There are two major events on the calendar today you need to know about. If you don’t, you could miss out on some great setups…or get run over.

Both are scheduled for this afternoon, and everything spills into tomorrow’s open. When that happens, I’ll be watching 3 specific small-cap signals.
Powell’s last press conference as Fed chair lands at 2:30 p.m. ET. His term ends May 15, and the next FOMC isn’t until June, so this is it.
His commentary almost always moves the market. And with this being his last opportunity to speak on this stage, his words may have more impact than usual.
Then Microsoft, Google, Meta, and Amazon all report earnings after the bell. These four prints will tell the market whether these companies’ extreme CapEx spending is showing up in revenue (or just in expense lines).
Meanwhile, small caps have been going up. And the first hour of trading tomorrow will tell us whether they keep going or the run is done.
If you wait until 10 a.m. to figure that out, the move will be over before you place a trade.
1. The Volume
First thing I check: IWM volume against its 20-day average.

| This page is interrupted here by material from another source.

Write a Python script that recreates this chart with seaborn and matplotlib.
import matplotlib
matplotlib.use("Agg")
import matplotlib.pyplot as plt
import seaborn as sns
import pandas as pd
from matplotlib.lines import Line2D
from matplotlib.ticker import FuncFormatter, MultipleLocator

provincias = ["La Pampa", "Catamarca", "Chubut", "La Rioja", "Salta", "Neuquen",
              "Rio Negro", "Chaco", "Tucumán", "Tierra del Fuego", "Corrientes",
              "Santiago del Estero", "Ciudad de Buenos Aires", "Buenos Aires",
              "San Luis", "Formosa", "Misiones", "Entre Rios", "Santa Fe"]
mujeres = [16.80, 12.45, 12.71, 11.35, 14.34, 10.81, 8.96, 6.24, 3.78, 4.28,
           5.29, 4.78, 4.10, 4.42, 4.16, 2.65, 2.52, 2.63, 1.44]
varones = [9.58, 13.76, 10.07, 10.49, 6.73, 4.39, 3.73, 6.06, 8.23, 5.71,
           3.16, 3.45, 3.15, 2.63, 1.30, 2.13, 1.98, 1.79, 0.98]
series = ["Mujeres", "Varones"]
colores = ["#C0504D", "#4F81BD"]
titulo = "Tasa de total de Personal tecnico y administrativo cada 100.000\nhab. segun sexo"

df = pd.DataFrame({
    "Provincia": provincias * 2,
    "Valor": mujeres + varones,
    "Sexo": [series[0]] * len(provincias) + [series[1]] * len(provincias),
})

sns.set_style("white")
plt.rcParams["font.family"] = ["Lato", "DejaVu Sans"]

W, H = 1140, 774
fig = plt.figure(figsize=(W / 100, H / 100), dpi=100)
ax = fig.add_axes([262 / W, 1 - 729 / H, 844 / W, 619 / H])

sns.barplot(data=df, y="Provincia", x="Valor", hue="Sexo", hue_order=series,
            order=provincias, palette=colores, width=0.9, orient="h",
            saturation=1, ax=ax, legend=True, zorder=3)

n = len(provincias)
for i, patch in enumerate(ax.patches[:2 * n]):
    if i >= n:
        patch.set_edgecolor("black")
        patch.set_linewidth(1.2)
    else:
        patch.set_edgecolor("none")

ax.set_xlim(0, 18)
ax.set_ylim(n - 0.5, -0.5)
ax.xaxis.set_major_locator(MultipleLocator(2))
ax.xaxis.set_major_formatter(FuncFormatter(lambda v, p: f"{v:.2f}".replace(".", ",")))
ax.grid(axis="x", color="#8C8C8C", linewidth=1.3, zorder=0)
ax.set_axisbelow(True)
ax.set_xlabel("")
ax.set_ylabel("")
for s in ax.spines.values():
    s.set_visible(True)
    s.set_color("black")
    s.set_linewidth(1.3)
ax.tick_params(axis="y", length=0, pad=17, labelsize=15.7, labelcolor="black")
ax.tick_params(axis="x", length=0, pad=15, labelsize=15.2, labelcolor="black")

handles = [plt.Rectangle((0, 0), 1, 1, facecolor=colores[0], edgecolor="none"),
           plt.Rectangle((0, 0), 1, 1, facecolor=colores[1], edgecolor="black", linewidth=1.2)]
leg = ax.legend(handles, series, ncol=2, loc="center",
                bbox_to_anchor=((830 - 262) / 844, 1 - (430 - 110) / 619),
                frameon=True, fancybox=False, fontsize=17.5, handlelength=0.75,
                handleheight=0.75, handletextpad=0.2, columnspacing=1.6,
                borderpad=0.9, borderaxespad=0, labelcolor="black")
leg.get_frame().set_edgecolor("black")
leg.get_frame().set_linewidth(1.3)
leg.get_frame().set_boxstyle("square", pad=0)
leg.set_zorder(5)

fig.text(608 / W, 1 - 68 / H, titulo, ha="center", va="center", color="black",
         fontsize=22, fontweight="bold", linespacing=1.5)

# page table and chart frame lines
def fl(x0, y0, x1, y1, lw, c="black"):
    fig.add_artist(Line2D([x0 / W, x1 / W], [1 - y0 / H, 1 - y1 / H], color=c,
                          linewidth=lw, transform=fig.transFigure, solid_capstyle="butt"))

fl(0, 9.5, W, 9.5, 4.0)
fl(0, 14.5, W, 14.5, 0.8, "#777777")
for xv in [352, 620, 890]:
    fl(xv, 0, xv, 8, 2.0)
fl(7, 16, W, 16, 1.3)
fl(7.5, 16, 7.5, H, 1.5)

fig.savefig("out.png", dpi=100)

If IWM is running 40%+ volume above average, institutions are repositioning. Direction matters less than the fact that volume shows up. It means the move is real.
If volume is flat or below average, that means the earnings prints didn’t change the small-cap thesis.
I’ll also check the names that led the run. If IWM volume is up, but the leaders are quiet, the bid is broadening to fresh names.
If the leaders are spiking, it’s a continuation. Volume is one of my four core indicators for a reason. No volume, no follow-through.
2. The First-Hour Price Behavior
How small caps trade in the first 60 minutes tells me almost everything.
If IWM gaps up and holds above the opening 15-minute range, that’s continuation. The prints were good enough, or rotation-friendly enough, that small caps are getting the bid. Trend intact.
If it gaps up and rolls over by 9:45 or 10? That’s a failed morning spike. The initial reaction was a knee-jerk, and the smart money is fading it. Big red flag for the run.
Gap down? The prints pulled money back into megacaps (and the rotation is on pause).
Tomorrow morning, I want to know where the small-cap names that rallied into today are trading versus their daily VWAP.
Above VWAP means buyers are in control. Below VWAP means sellers are in control.
VWAP is my primary intraday indicator. It keeps me from being a chaser.
3. The 52-week High
This is the simplest signal of the three.
One line on the chart, above or below:

IWM closed Friday at $276.65, sitting just under the 52-week high of $279.79 set the week before. That’s the level.
If IWM clears $279.79 and holds tomorrow morning, the small-cap run is intact, and the chart is telling you to stay long the rotation.
If it rejects the high and rolls back through $276, the rotation is showing signs of reversing.
Watch for a follow-through break of last week’s lows after that.
Support and resistance are the floor and ceiling.
What If None Of Them Work?
Volume flat, first hour choppy, VWAP mixed, IWM just sitting between $276 and $279?
That is a signal. It means the prints didn’t change much. In that case, I’ll treat tomorrow like any other morning.
But if there’s a big post-earnings move, these three signals tell you how to respond.